§ **Aim**
In the material below, please retype the lines from the very first through the one with "var orange = '#c07a45', green", exactly and without pictures.

--- Start ---

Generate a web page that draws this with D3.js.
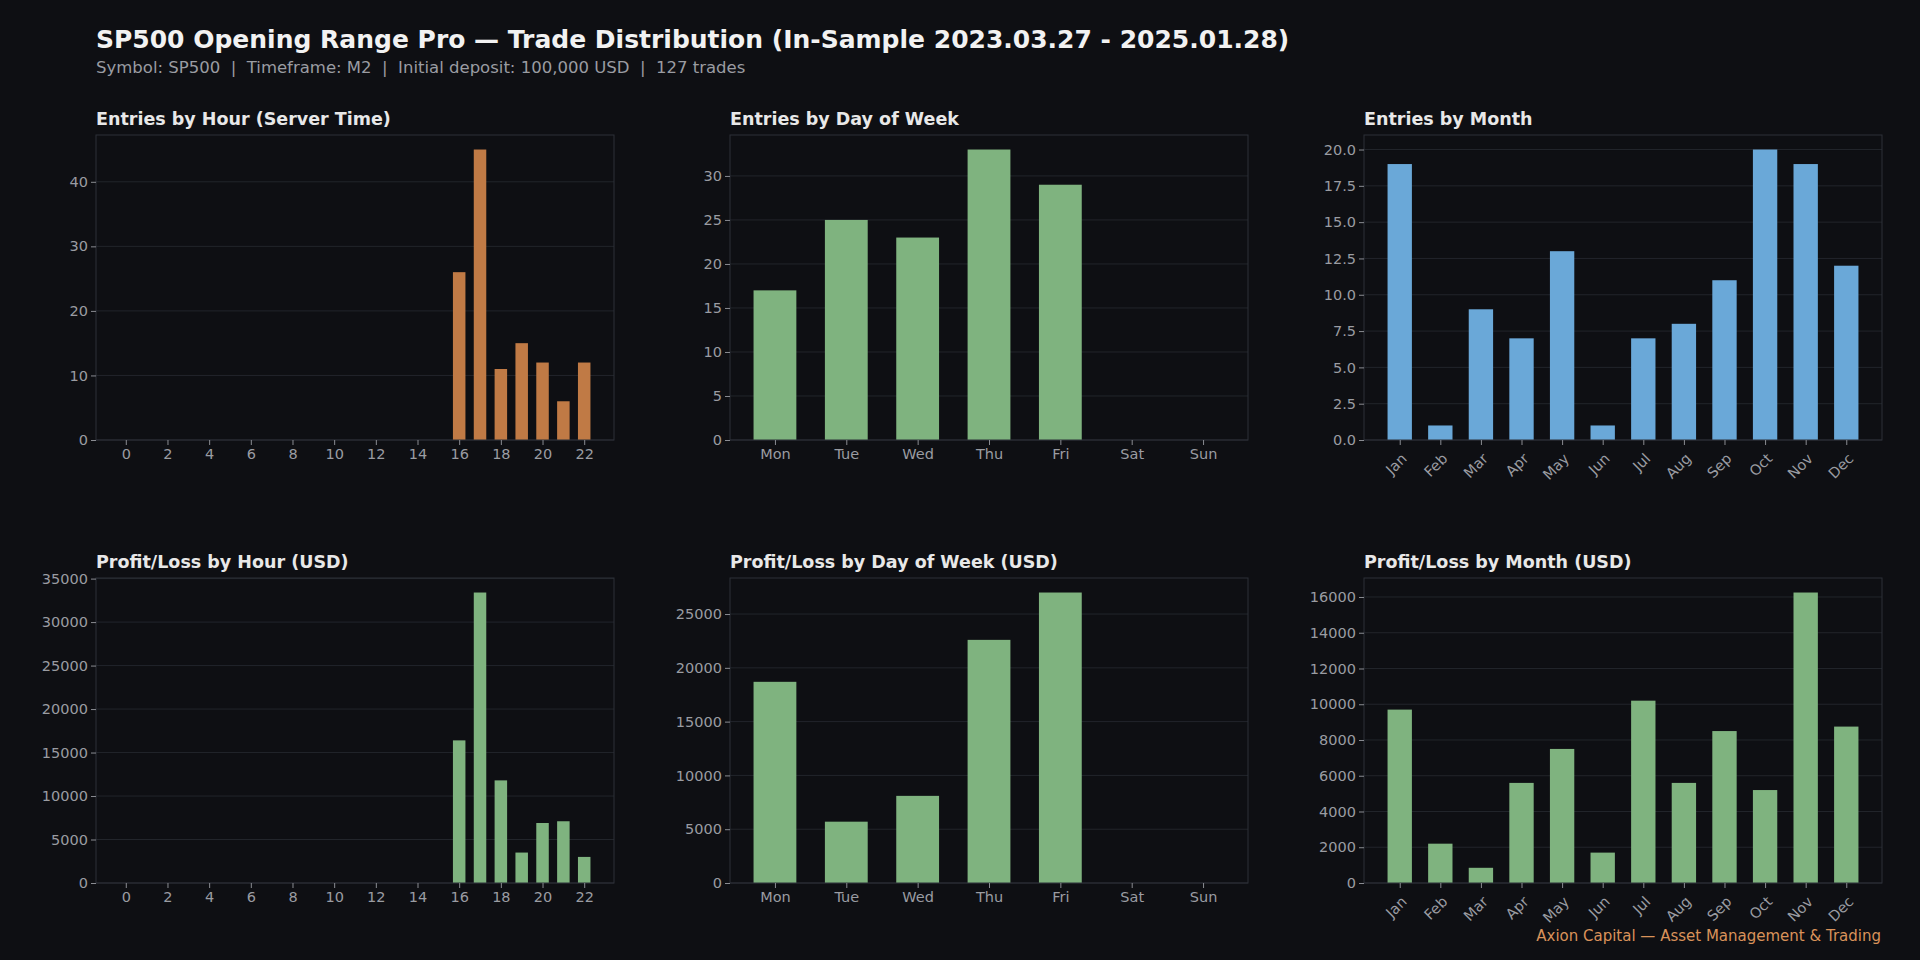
<!DOCTYPE html>
<head>
  <meta charset="utf-8">
  <script src="https://d3js.org/d3.v7.min.js"></script>
  <style>
    body { margin:0; background:#0e0f13; }
    svg { display:block; font-family:"DejaVu Sans", sans-serif; }
    text { white-space: pre; }
  </style>
</head>
<body>
  <svg width="1920" height="960"></svg>
  <script>
    var hours = d3.range(0, 23);
    var hourTicks = d3.range(0, 23, 2);
    var days = ['Mon', 'Tue', 'Wed', 'Thu', 'Fri', 'Sat', 'Sun'];
    var months = ['Jan','Feb','Mar','Apr','May','Jun','Jul','Aug','Sep','Oct','Nov','Dec'];

    var hourEntries = {16: 26, 17: 45, 18: 11, 19: 15, 20: 12, 21: 6, 22: 12};
    var hourPL = {16: 16400, 17: 33400, 18: 11800, 19: 3500, 20: 6900, 21: 7100, 22: 3000};
    var dayEntries = [17, 25, 23, 33, 29, 0, 0];
    var dayPL = [18700, 5700, 8100, 22600, 27000, 0, 0];
    var monthEntries = [19, 1, 9, 7, 13, 1, 7, 8, 11, 20, 19, 12];
    var monthPL = [9700, 2200, 850, 5600, 7500, 1700, 10200, 5600, 8500, 5200, 16250, 8750];

    var svg = d3.select('svg');
    var orange = '#c07a45', green = '#7fb37f', blue = '#6aa8d8';

    svg.append('text').attr('x', 96).attr('y', 48).attr('fill', '#f2f2f2')
      .attr('font-size', 25).attr('font-weight', 'bold')
      .text('SP500 Opening Range Pro \u2014 Trade Distribution (In-Sample 2023.03.27 - 2025.01.28)');
    svg.append('text').attr('x', 96).attr('y', 73).attr('fill', '#9a9ca2').attr('font-size', 16.5)
      .text('Symbol: SP500  |  Timeframe: M2  |  Initial deposit: 100,000 USD  |  127 trades');
    svg.append('text').attr('x', 1881).attr('y', 941).attr('text-anchor', 'end')
      .attr('fill', '#d9925a').attr('font-size', 15)
      .text('Axion Capital \u2014 Asset Management & Trading');

    function panel(o) {
      var x0 = o.x, y0 = o.y, w = 518, h = 305;
      var g = svg.append('g');
      g.append('text').attr('x', x0).attr('y', y0 - 10).attr('fill', '#e8e8e8')
        .attr('font-size', 17.5).attr('font-weight', 'bold').text(o.title);

      var n = o.values.length;
      var pad = 0.05 * (n - 0.4);
      var x = d3.scaleLinear().domain([-0.3 - pad, n - 0.7 + pad]).range([x0, x0 + w]);
      var y = d3.scaleLinear().domain([0, d3.max(o.values) * 1.05]).range([y0 + h, y0]);
      var data = o.values.map((v, i) => ({i: i, v: v})).filter(d => d.v > 0);

      g.selectAll('.grid').data(o.yticks).enter().append('line')
        .attr('x1', x0).attr('x2', x0 + w)
        .attr('y1', d => y(d)).attr('y2', d => y(d))
        .attr('stroke', '#22252b').attr('stroke-width', 1);

      g.selectAll('.bar').data(data).enter().append('rect')
        .attr('x', d => x(d.i - 0.3))
        .attr('y', d => y(d.v))
        .attr('width', x(0.6) - x(0))
        .attr('height', d => y(0) - y(d.v))
        .attr('fill', o.color);

      g.append('rect').attr('x', x0).attr('y', y0).attr('width', w).attr('height', h)
        .attr('fill', 'none').attr('stroke', '#2d3038');

      var ya = g.append('g').attr('transform', 'translate(' + x0 + ',0)')
        .call(d3.axisLeft(y).tickValues(o.yticks).tickSize(5).tickFormat(o.yfmt || d3.format('d')));
      var xa = g.append('g').attr('transform', 'translate(0,' + (y0 + h) + ')')
        .call(d3.axisBottom(x).tickValues(o.xticks).tickSize(5).tickFormat(o.xlabel));
      [ya, xa].forEach(a => {
        a.select('.domain').remove();
        a.selectAll('line').attr('stroke', '#8a8c92');
        a.selectAll('text').attr('fill', '#9a9ca2').attr('font-size', 14.5).attr('font-family', '"DejaVu Sans", sans-serif');
      });
      ya.selectAll('text').attr('x', -8);
      xa.selectAll('text').attr('y', 9);
      if (o.rotate) {
        xa.selectAll('text').attr('text-anchor', 'end').attr('dy', '0.35em').attr('y', 0)
          .attr('transform', 'translate(4,16) rotate(-45)');
      }
    }

    var colX = [96, 730, 1364], rowY = [135, 578];
    var he = hours.map(hh => hourEntries[hh] || 0);
    var hp = hours.map(hh => hourPL[hh] || 0);

    panel({x: colX[0], y: rowY[0], title: 'Entries by Hour (Server Time)', values: he,
      color: orange, yticks: [0, 10, 20, 30, 40], xticks: hourTicks, xlabel: d => d});
    panel({x: colX[1], y: rowY[0], title: 'Entries by Day of Week', values: dayEntries,
      color: green, yticks: d3.range(0, 31, 5), xticks: d3.range(7), xlabel: i => days[i]});
    panel({x: colX[2], y: rowY[0], title: 'Entries by Month', values: monthEntries,
      color: blue, yticks: d3.range(0, 20.1, 2.5), yfmt: d3.format('.1f'),
      xticks: d3.range(12), xlabel: i => months[i], rotate: true});
    panel({x: colX[0], y: rowY[1], title: 'Profit/Loss by Hour (USD)', values: hp,
      color: green, yticks: d3.range(0, 35001, 5000), xticks: hourTicks, xlabel: d => d});
    panel({x: colX[1], y: rowY[1], title: 'Profit/Loss by Day of Week (USD)', values: dayPL,
      color: green, yticks: d3.range(0, 25001, 5000), xticks: d3.range(7), xlabel: i => days[i]});
    panel({x: colX[2], y: rowY[1], title: 'Profit/Loss by Month (USD)', values: monthPL,
      color: green, yticks: d3.range(0, 16001, 2000),
      xticks: d3.range(12), xlabel: i => months[i], rotate: true});
  </script>
</body>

--- End ---

§ **Solution to the problem**
Generate a web page that draws this with D3.js.
<!DOCTYPE html>
<head>
  <meta charset="utf-8">
  <script src="https://d3js.org/d3.v7.min.js"></script>
  <style>
    body { margin:0; background:#0e0f13; }
    svg { display:block; font-family:"DejaVu Sans", sans-serif; }
    text { white-space: pre; }
  </style>
</head>
<body>
  <svg width="1920" height="960"></svg>
  <script>
    var hours = d3.range(0, 23);
    var hourTicks = d3.range(0, 23, 2);
    var days = ['Mon', 'Tue', 'Wed', 'Thu', 'Fri', 'Sat', 'Sun'];
    var months = ['Jan','Feb','Mar','Apr','May','Jun','Jul','Aug','Sep','Oct','Nov','Dec'];

    var hourEntries = {16: 26, 17: 45, 18: 11, 19: 15, 20: 12, 21: 6, 22: 12};
    var hourPL = {16: 16400, 17: 33400, 18: 11800, 19: 3500, 20: 6900, 21: 7100, 22: 3000};
    var dayEntries = [17, 25, 23, 33, 29, 0, 0];
    var dayPL = [18700, 5700, 8100, 22600, 27000, 0, 0];
    var monthEntries = [19, 1, 9, 7, 13, 1, 7, 8, 11, 20, 19, 12];
    var monthPL = [9700, 2200, 850, 5600, 7500, 1700, 10200, 5600, 8500, 5200, 16250, 8750];

    var svg = d3.select('svg');
    var orange = '#c07a45', green = '#7fb37f', blue = '#6aa8d8';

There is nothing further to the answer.